Alfred Chestnut, Ransom Watkins and Andrew Stewart were released and exonerated after spending 36 years in prison for a crime they didn’t commit.
The men were teenagers when they received a life sentence in 1984 after being convicted of murdering 14-year-old DeWitt Duckett in Baltimore.
“Everyone involved in this case — school officials, police, prosecutors, jurors, the media and the community — rushed to judgment and allowed their tunnel vision to obscure obvious problems with the evidence,” said Shawn Armbrust, executive director of the Mid-Atlantic Innocence Project, which represents Watkins.
“This case should be a lesson to everyone that the search for quick answers can lead to tragic results,” Armbrust stated.
DeWitt reportedly was shot in the neck following a dispute over a jacket as he walked to class at Harlem Park Junior High School in Baltimore.
Marilyn Mosby, the Baltimore City State’s Attorney, reopened the case earlier this year because of lingering questions and recent revelations of corruption in the city’s police department that allegedly stretched back for decades.
Chestnut also sent a query to the city’s Conviction Integrity Unit, which the Washington Post said included exculpatory evidence that he uncovered in 2018.
An assistant prosecutor who worked on the case in 1984 reportedly said that prosecutors had no reports at the time that would have cast doubt on the guilt of the three men.
Following their conviction, court records were sealed, and it wasn’t until a year ago that Chestnut successfully obtained the related documents through a freedom of information request.
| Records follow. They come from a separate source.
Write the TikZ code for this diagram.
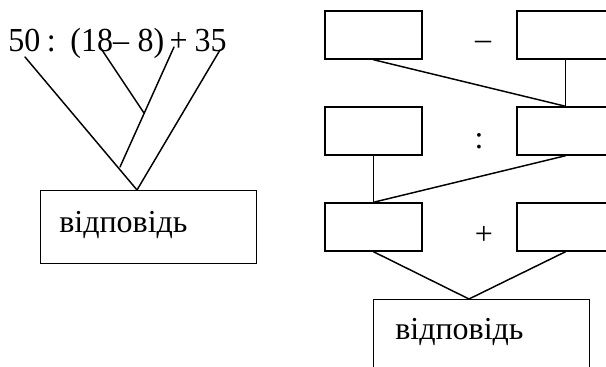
\documentclass[tikz,border=0pt]{standalone}
\usepackage{graphicx}
\usepackage{fontspec}
\setmainfont{Liberation Serif}
\begin{document}
\begin{tikzpicture}[x=0.75pt,y=-0.75pt,
  ln/.style={line width=1.1pt,line cap=round,line join=round},
  bx/.style={draw,line width=1.1pt,minimum width=97*0.75pt,minimum height=48*0.75pt,inner sep=0pt},
  big/.style={inner sep=0pt,font=\fontsize{24}{28}\selectfont},
  expr/.style={inner sep=0pt,font=\fontsize{24}{28}\selectfont},
]
\useasboundingbox (0,0) rectangle (606,367);
\clip (0,0) rectangle (606,367);
% left part
\node[expr,anchor=base west] (expr) at (8,52) {\scalebox{1}[1.05]{50\hspace{4.9pt}:\hspace{11pt}(18–\hspace{6.5pt}8)\hspace{3.9pt}+\hspace{5.2pt}35}};
\coordinate (a1) at (25,57);
\coordinate (t) at (137,190);
\coordinate (b1) at (100,47);
\coordinate (bj) at (144,113);
\coordinate (c1) at (174,47);
\coordinate (c2) at (120,167);
\coordinate (d1) at (220,50);
\draw[ln] (a1) -- (t);
\draw[ln] (b1) -- (bj);
\draw[ln] (c1) -- (c2);
\draw[ln] (d1) -- (t);
\node[draw,line width=1.1pt,minimum width=216*0.75pt,minimum height=73*0.75pt,inner sep=0pt,anchor=north west] (ans1) at (40,190) {};
\node[big,anchor=base west] (ans1t) at (59,232) {відповідь};
% right part
\node[bx] (r11) at (373.5,35) {};
\node[bx] (r12) at (565.5,35) {};
\node[bx] (r21) at (373.5,131) {};
\node[bx] (r22) at (565.5,131) {};
\node[bx] (r31) at (373.5,227) {};
\node[bx] (r32) at (565.5,227) {};
\node[big] (op1) at (483,45) {–};
\node[big] (op2) at (479,141) {:};
\node[big] (op3) at (484,235) {+};
\draw[ln] (r11.south) -- (r22.north);
\draw[ln] (r12.south) -- (r22.north);
\draw[ln] (r21.south) -- (r31.north);
\draw[ln] (r22.south) -- (r31.north);
\node[draw,line width=1.1pt,minimum width=216*0.75pt,minimum height=90*0.75pt,inner sep=0pt,anchor=north west] (ans2) at (373,299) {};
\coordinate (m) at (469,299);
\draw[ln] (r31.south) -- (m);
\draw[ln] (r32.south) -- (m);
\node[big,anchor=base west] (ans2t) at (395,339) {відповідь};
\end{tikzpicture}
\end{document}
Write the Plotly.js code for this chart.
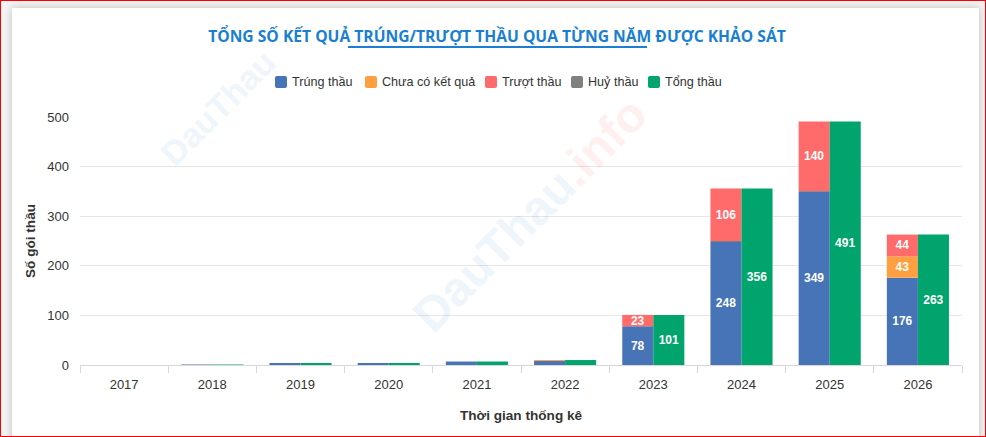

According to the District Attorney’s office, the police records revealed that several witnesses told authorities that the person responsible was an 18-year-old who immediately fled the scene and dumped his weapon.
Instead, the Baltimore police focused their investigation on Chestnut, Watkins and Stewart. The alleged shooter was fatally shot in 2002.
“On behalf of the criminal justice system — and I’m sure this means very little to you, gentlemen — I’m going to apologize,” Circuit Court Judge Charles Peters told the men at a hearing on Monday, Nov. 25.
Peters said the men are entirely exonerated.